Stephanie McKellar Smith was in the audience. A tutor from NASDA at Ara Institute of Canterbury (then CPIT), she advised him to audition. Three years later he graduated with a BA in Performing Arts and the skills needed to take on the local theatre world.


His voice earned him work in musicals but there were straight plays too and some gigs in Melbourne, the city he was about to move to - until Elaine Paige came along.

Paige needed a singer for her upcoming tour of New Zealand. A musical director friend put Kyle's name forward. Six months later Kyle was asked to send a recording. Another three months later, Kyle was offered the job. 

 Singing Paige off the stage?

Working with Elaine Paige, one of the best in the business, was "amazing… she was very supportive and helpful with song stuff and nerves before the first show. I remember after we got the first review, which basically said she was OK and I sung her off the stage, I thought, 'This is it. I'm fired.'

"She walked over during vocal warm up and asked if I had seen the review? I said I had, and she replied 'careful'. Then she started to walk away and suddenly turned around laughing and said, 'just kidding darling, it's wonderful! I'm so happy for you!'

"From then on she was nothing but funny and lovely. She even shed a little tear on our final night in Brisbane when she was thanking me at the end.

"She told me, 'there are not many actors in London who can sing like you do – you have to go to London'."

So he did. A fundraising show in Christchurch funded a one man performance in London at Sadler's Wells Theatre. Kyle spent all his money on one chance to get established.

 The biggest risk yet

London is a tough town. 250 agents declined Kyle's invitation. "Only two agents came to the performance, but one of them was Chris Davis, who took me on. He is wonderful. I talk to him regularly. I have friends in London who don't know their agents at all, so I really like having that access and that relationship."

The work followed. "The end of my first year in London I was cast in a revival of the Jerry Herman musical The Grand Tour, playing the Colonel, one of the lead roles. It was at a lovely little theatre called the Finsborough Theatre and it sold out."

 Who's in the audience? 2#

In the audience was Claudio Macor, who was writing Savage. "He came to see The Grand Tour and afterwards he sent me a Facebook message, saying 'well done'. Four months later he made contact again and told me he had a role for me; could I come in and read it?

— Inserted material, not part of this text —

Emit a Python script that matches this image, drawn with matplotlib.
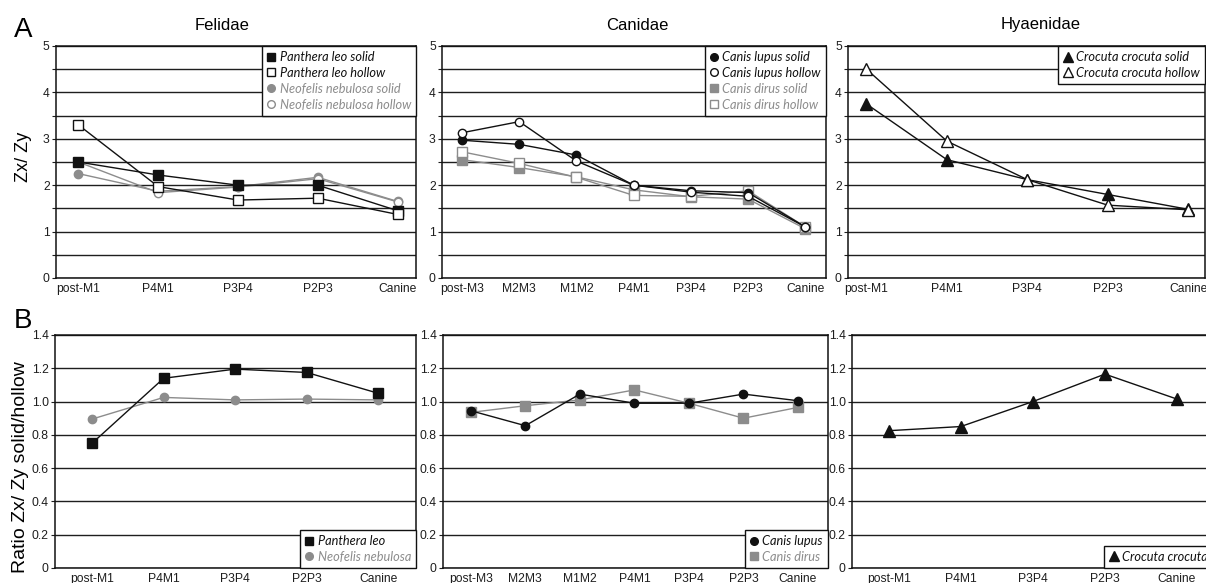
import matplotlib

matplotlib.use("Agg")
import matplotlib.pyplot as plt  # noqa: E402
from matplotlib.lines import Line2D  # noqa: E402
from matplotlib.ticker import FuncFormatter, MultipleLocator  # noqa: E402

plt.rcParams["font.family"] = ["Liberation Sans", "DejaVu Sans"]

# ── data ─────────────────────────────────────────────────────────────────────
fel_cats = ["post-M1", "P4M1", "P3P4", "P2P3", "Canine"]
can_cats = ["post-M3", "M2M3", "M1M2", "P4M1", "P3P4", "P2P3", "Canine"]
hya_cats = ["post-M1", "P4M1", "P3P4", "P2P3", "Canine"]

# A: Zx/Zy
leo_solid = [2.50, 2.22, 2.00, 2.00, 1.45]
leo_hollow = [3.30, 1.97, 1.68, 1.72, 1.37]
neo_solid = [2.25, 1.87, 1.97, 2.17, 1.65]
neo_hollow = [2.50, 1.84, 1.96, 2.14, 1.64]

lupus_solid = [2.97, 2.88, 2.65, 2.00, 1.88, 1.84, 1.10]
lupus_hollow = [3.13, 3.37, 2.52, 2.00, 1.85, 1.76, 1.10]
dirus_solid = [2.55, 2.38, 2.18, 1.90, 1.75, 1.70, 1.06]
dirus_hollow = [2.72, 2.47, 2.17, 1.78, 1.76, 1.88, 1.10]

croc_solid = [3.75, 2.55, 2.12, 1.80, 1.48]
croc_hollow = [4.50, 2.95, 2.12, 1.57, 1.47]

# B: ratio solid/hollow
leo_ratio = [0.75, 1.14, 1.195, 1.175, 1.05]
neo_ratio = [0.895, 1.025, 1.01, 1.015, 1.01]
lupus_ratio = [0.945, 0.855, 1.045, 0.99, 0.99, 1.045, 1.005]
dirus_ratio = [0.935, 0.975, 1.01, 1.07, 0.99, 0.90, 0.965]
croc_ratio = [0.825, 0.85, 1.00, 1.165, 1.015]

BLK = "#111111"
GRY = "#8c8c8c"
W, H = 1206, 583


def pos(x0, y0, x1, y1):
    # pixel box -> figure fraction
    return [x0 / W, 1 - y1 / H, (x1 - x0) / W, (y1 - y0) / H]


def draw(ax, cats, series, xlim, ylim, step, minor, fmt, leg_loc):
    handles = []
    for label, vals, mk, col, filled, ms in series:
        fc = col if filled else "white"
        ax.plot(range(len(vals)), vals, color=col, lw=1.0, marker=mk, ms=ms,
                mfc=fc, mec=col, mew=1.0, zorder=3 if col == BLK else 2)
        handles.append(Line2D([], [], ls="none", marker=mk, ms=ms - 0.5, mfc=fc,
                              mec=col, mew=1.0, label=label))
    ax.set_xlim(*xlim)
    ax.set_ylim(*ylim)
    ax.set_xticks(range(len(cats)))
    ax.set_xticklabels(cats)
    ax.yaxis.set_major_locator(MultipleLocator(step))
    ax.yaxis.set_minor_locator(MultipleLocator(minor))
    ax.yaxis.set_major_formatter(FuncFormatter(fmt))
    ax.grid(axis="y", which="both", color="#1e1e1e", lw=1.0)
    ax.set_axisbelow(True)
    ax.tick_params(axis="y", which="both", direction="out", length=3,
                   width=0.8, pad=1.5, labelsize=8.7, colors="#1e1e1e")
    ax.tick_params(axis="x", length=0, pad=3.5, labelsize=8.7, colors="#1e1e1e")
    for s in ax.spines.values():
        s.set_color(BLK)
        s.set_linewidth(1.1)
    leg = ax.legend(handles=handles, loc=leg_loc, borderaxespad=0,
                    fancybox=False, edgecolor=BLK, framealpha=1,
                    handlelength=0.7, handletextpad=0.3, borderpad=0.4,
                    labelspacing=0.3,
                    prop={"family": "Lato", "style": "italic", "size": 9.2})
    leg.get_frame().set_linewidth(1.0)
    for t, h in zip(leg.get_texts(), handles):
        t.set_color(h.get_markeredgecolor())


fig = plt.figure(figsize=(W / 100, H / 100), dpi=100)

fmt_a = lambda v, _: f"{v:.0f}"  # noqa: E731
fmt_b = lambda v, _: "0" if abs(v) < 1e-9 else f"{v:.1f}"  # noqa: E731

# ── A row ──
ax = fig.add_axes(pos(56, 46, 416, 278))
draw(ax, fel_cats, [
    ("Panthera leo solid", leo_solid, "s", BLK, True, 6.5),
    ("Panthera leo hollow", leo_hollow, "s", BLK, False, 6.5),
    ("Neofelis nebulosa solid", neo_solid, "o", GRY, True, 6),
    ("Neofelis nebulosa hollow", neo_hollow, "o", GRY, False, 6),
], (-0.28, 4.23), (0, 5), 1, 0.5, fmt_a, "upper right")

ax = fig.add_axes(pos(442, 46, 826, 278))
draw(ax, can_cats, [
    ("Canis lupus solid", lupus_solid, "o", BLK, True, 6),
    ("Canis lupus hollow", lupus_hollow, "o", BLK, False, 6),
    ("Canis dirus solid", dirus_solid, "s", GRY, True, 6.5),
    ("Canis dirus hollow", dirus_hollow, "s", GRY, False, 6.5),
], (-0.35, 6.36), (0, 5), 1, 0.5, fmt_a, "upper right")

ax = fig.add_axes(pos(848, 46, 1205, 278))
draw(ax, hya_cats, [
    ("Crocuta crocuta solid", croc_solid, "^", BLK, True, 8),
    ("Crocuta crocuta hollow", croc_hollow, "^", BLK, False, 8),
], (-0.23, 4.21), (0, 5), 1, 0.5, fmt_a, "upper right")

# ── B row ──
ax = fig.add_axes(pos(55, 335, 416, 568))
draw(ax, fel_cats, [
    ("Panthera leo", leo_ratio, "s", BLK, True, 6.5),
    ("Neofelis nebulosa", neo_ratio, "o", GRY, True, 6),
], (-0.52, 4.53), (0, 1.4), 0.2, 0.2, fmt_b, "lower right")

ax = fig.add_axes(pos(443, 335, 828, 568))
draw(ax, can_cats, [
    ("Canis lupus", lupus_ratio, "o", BLK, True, 6),
    ("Canis dirus", dirus_ratio, "s", GRY, True, 6.5),
], (-0.51, 6.55), (0, 1.4), 0.2, 0.2, fmt_b, "lower right")

ax = fig.add_axes(pos(852, 335, 1213, 568))
draw(ax, hya_cats, [
    ("Crocuta crocuta", croc_ratio, "^", BLK, True, 8),
], (-0.51, 4.5), (0, 1.4), 0.2, 0.2, fmt_b, "lower right")

# titles, axis titles and panel letters
fig.text(222 / W, 1 - 25 / H, "Felidae", ha="center", va="center", fontsize=12)
fig.text(637 / W, 1 - 25 / H, "Canidae", ha="center", va="center", fontsize=12)
fig.text(1041 / W, 1 - 25 / H, "Hyaenidae", ha="center", va="center", fontsize=12)
fig.text(23 / W, 1 - 30 / H, "A", ha="center", va="center", fontsize=20)
fig.text(23 / W, 1 - 321 / H, "B", ha="center", va="center", fontsize=20)
fig.text(24 / W, 1 - 157 / H, "Zx/ Zy", ha="center", va="center",
         rotation=90, fontsize=13)
fig.text(21 / W, 1 - 467 / H, "Ratio Zx/ Zy solid/hollow", ha="center",
         va="center", rotation=90, fontsize=14)

fig.savefig("out.png", dpi=100)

So I did."

False leads are endemic in the theatre business and Kyle kept his hopes in check. "But a couple of months later, Claudio had some interest from the Arts Theatre in the West End. We had a two day workshop there and the theatre loved it."

Savage opens on 29 June at the end of Gay Pride week. Kyle can't wait to start rehearsals. And who knows who might be in the audience this time?